A major change in the approach to drug safety surveillance after marketing has been introduced in the last 5 years in the EU in the form of risk management planning. This has been incorporated into EU law and is extensively covered by guidelines in Volume 9A. There has been a similar initiative by the US FDA.
For the EU, it is mandatory for companies to submit a Risk Management Plan in accordance with a detailed template and guideline at the time of application for a Marketing Authorisation for most products. Plans also have to be submitted if new safety concerns are identified for a marketed product and all plans must be updated as circumstances change.
Thus companies are required to specify at the time of first marketing areas of safety about which they are currently uncertain and how they will resolve this uncertainty. They must also indicate what measures they will take to reduce known risks and how they will test whether these measures work.
The EU Risk Management Plan (EU-RMP) has 3 main elements. First, a detailed consideration of what is known about the safety of the product, based on pre-clinical and clinical studies. This “safety specification” considers identified risks and potential risks – the latter being areas of uncertainty regarding safety. It also specifies what the limitations of the clinical research program are and what important information about safety is currently missing. In the second component, the “pharmacovigilance plan”, the company must indicate how it proposes to resolve the uncertainties – what extra studies it will carry out after marketing to fill the important gaps in knowledge. The third component is the “risk minimization plan”. This states how the company proposes to reduce the severity or frequency of known adverse reactions. This may involve special communication programs, or educational exercises, or perhaps registration programs for patients, doctors or pharmacists, or other measures. The pharmacovigilance plan and risk minimization plan must include timelines for setting up the programs and milestones for their evaluation.
There are two broad types of post-authorisation or ‘Phase IV’ study: clinical trials and pharmacoepidemiological studies. In general, clinical trials involve interventions in the management of the patients’ disease and pharmacoepidemiology studies are non-interventional. ‘Interventional’ means that there is some systematic allocation of patients to specific treatment which may not be what they would have received normally, or there might be investigations or procedures carried out that, again, are not part of routine practice. ‘Non-interventional’ studies involve the patient receiving a medicine as routine treatment, in accordance with the SPC and without any special investigations: in other words, the study is completely observational.
The company marketing a product may set up post-authorisation clinical trials for purposes of obtaining information on use in particular patient populations (e.g. the elderly, or liver-impaired) or for obtaining other data on the way that the product is used.

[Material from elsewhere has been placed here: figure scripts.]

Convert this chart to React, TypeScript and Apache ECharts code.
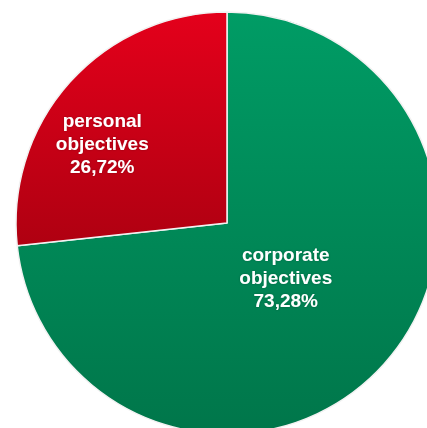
import React, { useEffect, useRef } from "react";
import * as echarts from "echarts";

const categories = ["corporate objectives", "personal objectives"];
const shares = [73.28, 26.72];
const sliceColors = [
  ["#009C65", "#00764A"],
  ["#E4001B", "#AF0011"],
];

export default function App() {
  const ref = useRef<HTMLDivElement>(null);
  useEffect(() => {
    document.body.style.margin = "0";
    const chart = echarts.init(ref.current!, null, { renderer: "svg" });
    chart.setOption({
      animation: false,
      backgroundColor: "#ffffff",
      series: [
        {
          type: "pie",
          center: [227, 223],
          radius: [0, 211],
          startAngle: 90,
          clockwise: true,
          silent: true,
          label: {
            show: true,
            position: "inside",
            color: "#ffffff",
            fontFamily: "Liberation Sans, Arial, sans-serif",
            fontWeight: "bold",
            fontSize: 19,
            lineHeight: 23,
            align: "center",
            textShadowColor: "rgba(0,0,0,0.25)",
            textShadowBlur: 2,
            formatter: (p: any) =>
              String(p.name).replace(" ", "\n") +
              "\n" +
              Number(p.value).toFixed(2).replace(".", ",") +
              "%",
          },
          labelLine: { show: false },
          labelLayout: (p: any) =>
            p.dataIndex === 0 ? { dx: -22, dy: -18 } : { dx: -44, dy: -7 },
          itemStyle: { borderColor: "#f2f2f2", borderWidth: 1.5 },
          data: categories.map((name, i) => ({
            name,
            value: shares[i],
            itemStyle: {
              color: new echarts.graphic.LinearGradient(0, 0, 0, 1, [
                { offset: 0, color: sliceColors[i][0] },
                { offset: 1, color: sliceColors[i][1] },
              ]),
            },
          })),
        },
      ],
    });
    return () => chart.dispose();
  }, []);
  return <div ref={ref} style={{ width: 427, height: 428 }} />;
}
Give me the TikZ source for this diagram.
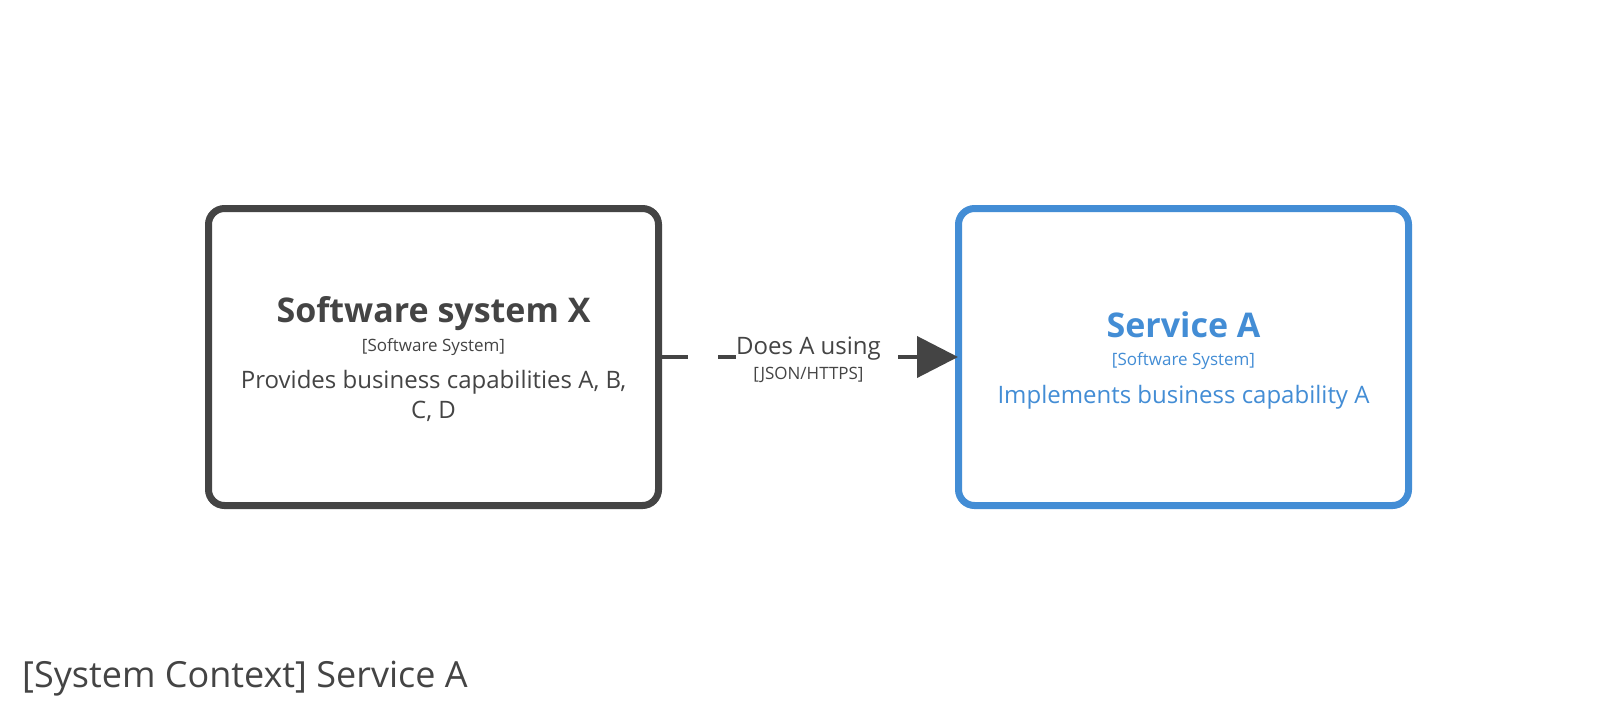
\documentclass[tikz,border=0pt]{standalone}
\usepackage{fontspec}
\setmainfont{Open Sans}
\usetikzlibrary{arrows.meta}
\definecolor{c4gray}{HTML}{444444}
\definecolor{c4blue}{HTML}{438DD5}
\begin{document}
\begin{tikzpicture}[x=1pt,y=-1pt,
  sysbox/.style={draw, line width=7pt, rounded corners=16pt,
    minimum width=450pt, minimum height=297pt, inner sep=0pt, fill=white},
  connector/.style={draw=c4gray, line width=4pt,
    dash pattern=on 30pt off 30pt, dash phase=4pt, shorten >=-3pt,
    -{Triangle[length=41pt,width=41pt]}},
  lbl/.style={midway, fill=white, inner sep=0pt, align=center, text=c4gray,
    font=\fontsize{24}{25}\selectfont, yshift=-3pt},
  titlestyle/.style={anchor=base west, inner sep=0pt, text=c4gray,
    font=\fontsize{36}{36}\selectfont}
]
\useasboundingbox[fill=white] (0,0) rectangle (1616,716);

\node[sysbox, draw=c4gray, text=c4gray] (sx) at (433.5,357) {\begin{minipage}{440pt}\centering
\vspace*{4pt}
{\fontsize{34}{34}\selectfont\bfseries Software system X\par}
{\fontsize{17}{29}\selectfont [Software System]\par}
\vspace{7.5pt}
{\fontsize{24}{29.5}\selectfont Provides business capabilities A, B,\\ C, D\par}
\end{minipage}};

\node[sysbox, draw=c4blue, text=c4blue] (sa) at (1183.5,357) {\begin{minipage}{440pt}\centering
\vspace*{7pt}
{\fontsize{34}{34}\selectfont\bfseries Service A\par}
{\fontsize{17}{28}\selectfont [Software System]\par}
\vspace{8pt}
{\fontsize{24}{30}\selectfont Implements business capability A\par}
\end{minipage}};

\draw[connector] (sx.east) -- node[lbl] (rel) {Does A using\\{\fontsize{17}{25}\selectfont [JSON/HTTPS]}} (sa.west);

\node[titlestyle] (title) at (22,687) {[System Context] Service A};
\end{tikzpicture}
\end{document}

Post-authorisation studies that are set up specifically to evaluate product safety are referred to in as “post-authorisation safety studies” or PASS. These studies are described in the risk management plan at the time of application for marketing authorisation and become post-marketing commitments for the company. They may also be required to be set up, if regulatory authorities consider that there is a need for additional safety information after marketing.